The song “Bad Kids,” was a defining moment in the band’s career. “Bad Kids,” is an outsider-anthem that captures the bands disenfranchised, fun house philosophy. A brusque showcase of catchy lyrics, melodies and guitar hooks. The song’s content bridged the gap between Swilley’s and Coles’ personal life experience and America’s disenchanted, demonized youth. Influenced by the bouncing bass lines of fifties rockabilly radio, “Bad Kids,” is in equal parts inclusive, melancholic and humorous.

# 4 – Raw Meat

“Raw Meat” is where the Black Lips meet the Ramones. A frenetic, lightning fast bar chord riff augmented by an infernally catchy whistled melody. The Black Lips’ unmistakably jarring sound combined with Mark Ronson’s sickly sweet pop production. “Raw Meat” is a CBGB-inspired classic.

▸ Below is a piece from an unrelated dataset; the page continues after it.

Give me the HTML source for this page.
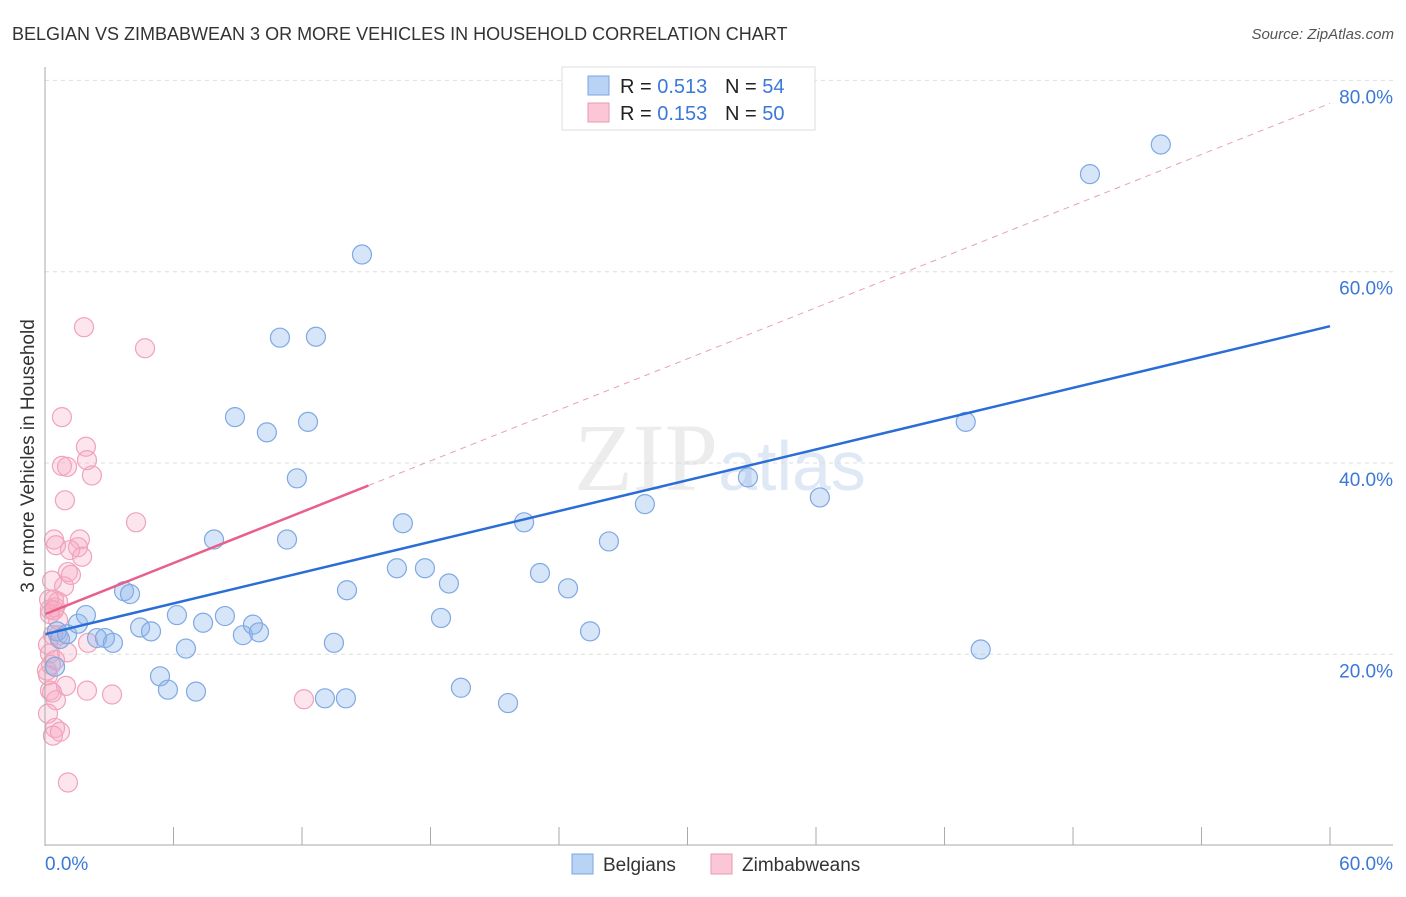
<!DOCTYPE html>
<html><head><meta charset="utf-8"><style>
body{margin:0;background:#fff;font-family:"Liberation Sans",sans-serif;}
</style></head><body>
<svg width="1406" height="892" xmlns="http://www.w3.org/2000/svg" id="svg">
<text x="12" y="40" font-size="18" fill="#333">BELGIAN VS ZIMBABWEAN 3 OR MORE VEHICLES IN HOUSEHOLD CORRELATION CHART</text>
<text x="1394" y="39" font-size="15" fill="#555" font-style="italic" text-anchor="end">Source: ZipAtlas.com</text>
<text x="720" y="490" font-size="96" fill="#ececec" text-anchor="middle" font-family="Liberation Serif">ZIP<tspan fill="#dfe8f5" font-family="Liberation Sans" font-size="70">atlas</tspan></text>
<text transform="translate(34,456) rotate(-90)" font-size="19" fill="#333" text-anchor="middle">3 or more Vehicles in Household</text>
<g id="grid"></g><g id="ticks"></g><g id="pts"></g><g id="lines"></g>
<line x1="45" y1="67" x2="45" y2="846" stroke="#aaa"/>
<line x1="45" y1="845" x2="1393" y2="845" stroke="#aaa"/>
<text x="45" y="870" font-size="19" fill="#3b78d8">0.0%</text>
<text x="1393" y="870" font-size="19" fill="#3b78d8" text-anchor="end">60.0%</text>
<g>
<rect x="562" y="67" width="253" height="63" fill="#fff" stroke="#ddd"/>
<rect x="588" y="76" width="21" height="19" fill="#b9d3f5" stroke="#7aa6e2"/>
<rect x="588" y="103" width="21" height="19" fill="#fbc7d6" stroke="#ea98b1"/>
<text x="620" y="93" font-size="20" fill="#222">R = <tspan fill="#3b78d8">0.513</tspan><tspan x="725">N = </tspan><tspan fill="#3b78d8">54</tspan></text>
<text x="620" y="120" font-size="20" fill="#222">R = <tspan fill="#3b78d8">0.153</tspan><tspan x="725">N = </tspan><tspan fill="#3b78d8">50</tspan></text>
</g>
<g>
<rect x="572" y="854" width="21" height="20" fill="#b9d3f5" stroke="#7aa6e2"/>
<text x="603" y="871" font-size="19" fill="#333">Belgians</text>
<rect x="711" y="854" width="21" height="20" fill="#fbc7d6" stroke="#ea98b1"/>
<text x="742" y="871" font-size="19" fill="#333">Zimbabweans</text>
</g>
</svg>
<script>
const blueX=[0.56,0.7,0.47,1.03,1.54,1.91,2.43,2.8,3.17,3.69,3.97,4.44,4.95,5.37,5.74,6.16,6.58,7.05,7.38,7.89,8.4,8.87,9.24,9.71,9.99,10.36,10.97,11.76,11.3,12.28,12.65,13.07,13.49,14.05,14.1,14.8,16.43,16.71,17.74,18.49,18.86,19.42,21.62,22.37,23.11,24.42,25.45,26.33,28.01,32.82,36.18,42.99,43.69,48.79,52.1];
const blueY=[22.4,21.6,18.7,22.1,23.2,24.1,21.7,21.7,21.2,26.6,26.3,22.8,22.4,17.7,16.3,24.1,20.6,16.1,23.3,32.0,24.0,44.8,22.0,23.1,22.3,43.2,53.1,38.4,32.0,44.3,53.2,15.4,21.2,15.4,26.7,61.8,29.0,33.7,29.0,23.8,27.4,16.5,14.9,33.8,28.5,26.9,22.4,31.8,35.7,38.5,36.4,44.3,20.5,70.2,73.3];
const pinkX=[1.82,4.67,0.79,1.91,1.96,0.79,1.03,2.19,0.93,4.25,0.42,0.51,1.63,1.54,1.17,1.73,0.89,1.07,1.21,0.42,0.61,0.47,2.01,0.61,0.23,0.37,0.14,0.23,0.47,1.03,0.28,0.14,0.23,0.98,1.96,3.13,0.33,0.51,12.09,0.14,0.47,0.37,0.7,1.07,0.23,0.09,0.61,0.19,0.42,0.33];
const pinkY=[54.2,52.0,44.8,41.7,40.3,39.7,39.6,38.7,36.1,33.8,32.0,31.4,32.0,31.2,30.9,30.2,27.1,28.6,28.3,25.7,25.5,24.9,21.2,23.6,24.7,22.0,21.0,20.1,19.4,20.2,18.9,17.8,16.2,16.7,16.2,15.8,16.0,15.2,15.3,13.8,12.3,11.5,11.9,6.6,24.2,18.3,22.0,25.7,24.6,27.7];
const blueFit=[22.1,54.3];
const pinkFit=[24.2,0.89];
const xTicks=[0,6,12,18,24,30,36,42,48,54,60];
const yTicks=[20,40,60,80];
const yLabels=["20.0%","40.0%","60.0%","80.0%"];
const X=v=>45+v*21.417, Y=v=>845.6-v*9.565;
const NS="http://www.w3.org/2000/svg";
function mk(t,a,p){const e=document.createElementNS(NS,t);for(const k in a)e.setAttribute(k,a[k]);document.getElementById(p).appendChild(e);return e;}
yTicks.forEach((t,i)=>{
 const l=mk('line',{x1:45,x2:1393,y1:Y(t),y2:Y(t),stroke:'#ddd','stroke-dasharray':'4,4'},'grid');
 
 
 const tx=mk('text',{x:1393,y:Y(t)+23,'font-size':19,fill:'#3b78d8','text-anchor':'end'},'grid');
 tx.textContent=yLabels[i];
 
 
});
xTicks.forEach(t=>{
 const l=mk('line',{x1:X(t),x2:X(t),y1:827,y2:845,stroke:'#aaa'},'ticks');
 
 
});
pinkX.forEach((x,i)=>{
 const c=mk('circle',{cx:X(x),cy:Y(pinkY[i]),r:9.5,fill:'rgba(248,170,195,0.3)',stroke:'#f0a3ba','stroke-width':1.2},'pts');
 
 
});
blueX.forEach((x,i)=>{
 const c=mk('circle',{cx:X(x),cy:Y(blueY[i]),r:9.5,fill:'rgba(140,180,235,0.35)',stroke:'#7ea9e3','stroke-width':1.2},'pts');
 
 
});
let l=mk('line',{x1:X(15.1),y1:Y(pinkFit[0]+pinkFit[1]*15.1),x2:X(60),y2:Y(pinkFit[0]+pinkFit[1]*60),stroke:'#e8a0b5','stroke-width':1,'stroke-dasharray':'6,5'},'lines');


l=mk('line',{x1:X(0),y1:Y(pinkFit[0]),x2:X(15.1),y2:Y(pinkFit[0]+pinkFit[1]*15.1),stroke:'#e8608a','stroke-width':2.5},'lines');


l=mk('line',{x1:X(0),y1:Y(blueFit[0]),x2:X(60),y2:Y(blueFit[1]),stroke:'#2a6dd6','stroke-width':2.5},'lines');


</script>
</body></html>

https://www.youtube.com/watch?v=AlFtgSPxVik

# 3 – Modern Art

“Modern Art” is a sardonic, snarling pastiche of the art world’s cliquey culture through the eyes of the uninitiated. Drawing on the mundane, the hilarious and the bizarre in equal measure, the lyrics unashamedly describe a ketamine fueled binge at the Louvre, Paris. The song’s brash lyricism and vulgar humor is a hallmark of The Black Lips’ simplistic songwriting style.

# 2 – Mad Dog

Inspired by sixties garage rock revelations The Castaways, “Mad Dog” is a rapid, organ driven rock song. From the songs sleazy saxophone to the offbeat keys, Mark Ronson’s fingerprints are all over this. Lyrically, the song deals in themes of possession and theology through a decidedly immature mindset. “Mad Dog,” drives home the raw power of the Black Lips in the confines of a neat, slick production framework.

# 1 -Family Tree

The  teaming up of The Black Lips with famed producer Mark Ronson for 2009’s Arabian Mountain LP was a bit like Johnnie Rotten teaming up with George Martin. The suspicion was that the band would ditch their snarling, spikey garage rock roots and move to a mainstream, easily consumable product. It was a suspicion that was destroyed in the opening minutes of the album. “Family Tree” was part homage to the bands roots and part step towards an exciting future. As it turned out Ronson wouldn’t, or couldn’t, change the band’s unruly sound and instead sought to contain them. “Family Tree” is a tightly wound garage rock gem fused with Jared Swilley’s pining, loud vocal and Alexander Cole’s rampant lead guitar. Enough angst to be edgy with enough production to be a hit, “Family Tree” is the perfect exposition of The Black Lips’ early sound and their later songwriting virtuosity.